Before making any cuts, you should disinfect your tools to avoid spreading disease. You can use a disinfectant spray or rubbing alcohol to ensure your tools are nice and clean.
Remove Sick Stems Before Healthy but Unruly Ones
First, cut any dead or diseased stems to the ground. You don’t want to risk healthy stems getting infected with whatever caused the death of the less healthy ones, so you should get rid of them immediately. This process also helps improve air circulation and sunlight distribution.
Then, trim long and thick stems to maintain shape. Part of pruning is helping the plant keep a consistent shape, so you’ll even need to cut a few of the healthy stems. Trim these stems to the side and shoot past the flowering part.
Unless your plant needs complete rejuvenation, you shouldn’t cut back more than one-third of the branches. If you do, you risk not having any flowers next spring.
How to Encourage Lilac Growth
Pruning is one of the best ways to get lilacs to flower, but it isn’t the only way.
Here are some other suggestions for how to get the best-looking lilac plant possible:
Protect Your Lilac Plant in Winter
Lilacs are durable and sturdy plants, and exposure to cold temperatures actually helps them grow stronger in the spring. However, frigid winter conditions can freeze new blooms and prevent flowering.
If you live in a particularly cold climate, you may have to take some protective measures to ensure the health of your lilac plant. For example, you can cover the plant if you know there’s going to be snow or frost.
Ensure the Plant Has Plenty of Sunlight
Lilacs need at least 6 hours of sunshine a day, so make sure your plant is in an ideal place to get this much sunlight.

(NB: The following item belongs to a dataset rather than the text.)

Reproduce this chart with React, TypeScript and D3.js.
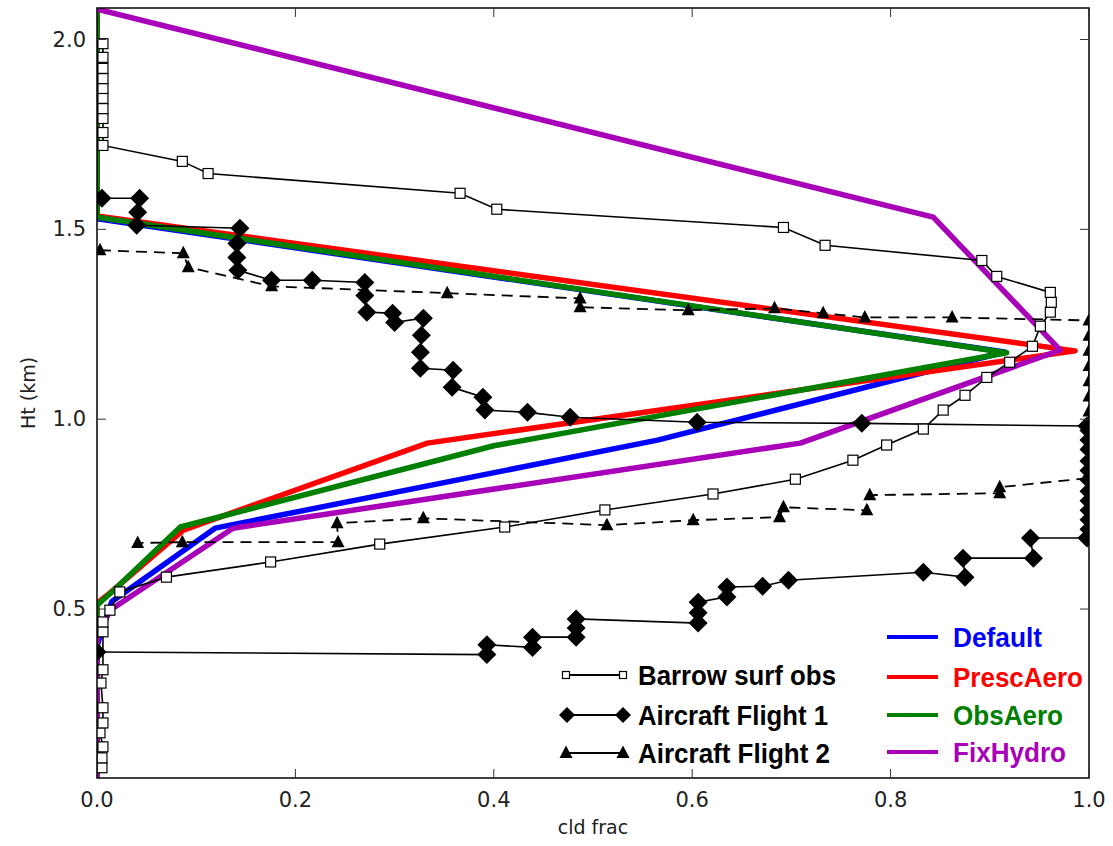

If your lilacs are constantly in the shade, you’ll need to move the plant for it to flower successfully. If you do transplant your lilacs, you may not see flowering in the immediate growing season afterward. Don’t be discouraged; it may take some time for the plant to adjust.
Use a Fertilizer That Is Low in Nitrogen
Fertilizing lilacs can help them grow, but too much nitrogen makes lilac plants focus more on the plant’s green foliage than on the blooms. If you notice that your plant seems to be especially leafy and green but isn’t flowering, this is most likely the culprit. So, you’ll need to use low-nitrogen fertilizer.
Check if Your Plant Is Diseased or Infested With Pests
If your plant is sick or being eaten by pests, no part of it will thrive, especially not the blooms.
The following table outlines the various diseases and pests lilacs are susceptible to and the symptoms to look out for:
|Disease or Pest||Symptoms|
|Ascochyta Blight||Wilted stalks, tan spots on foliage|
|Bacterial Blight||Brown leaves, blackened flower buds|
|Shoot Blight||Dead shoots, blackened sprouts|
|Powdery Mildew||Flour-like fungal growth on leaves|
|Witches’ Broom||Distorted leaves, growth of thin twigs|
|Scales||Small, bright colored insects on the plant|
|Borers||Extensive dug galleries|
The best way to help lilacs grow back after being cut is to pay attention to the plant and ensure it’s getting everything it needs to thrive.
Next time you head out with your pruning shears to cut lilacs, don’t feel guilty! The lilacs will grow back, and you’re helping this process by allowing the plant to allocate energy and resources to future growth instead of the dying blooms.
Proper pruning is one of the best ways to get consistent and beautiful lilac blooms year after year.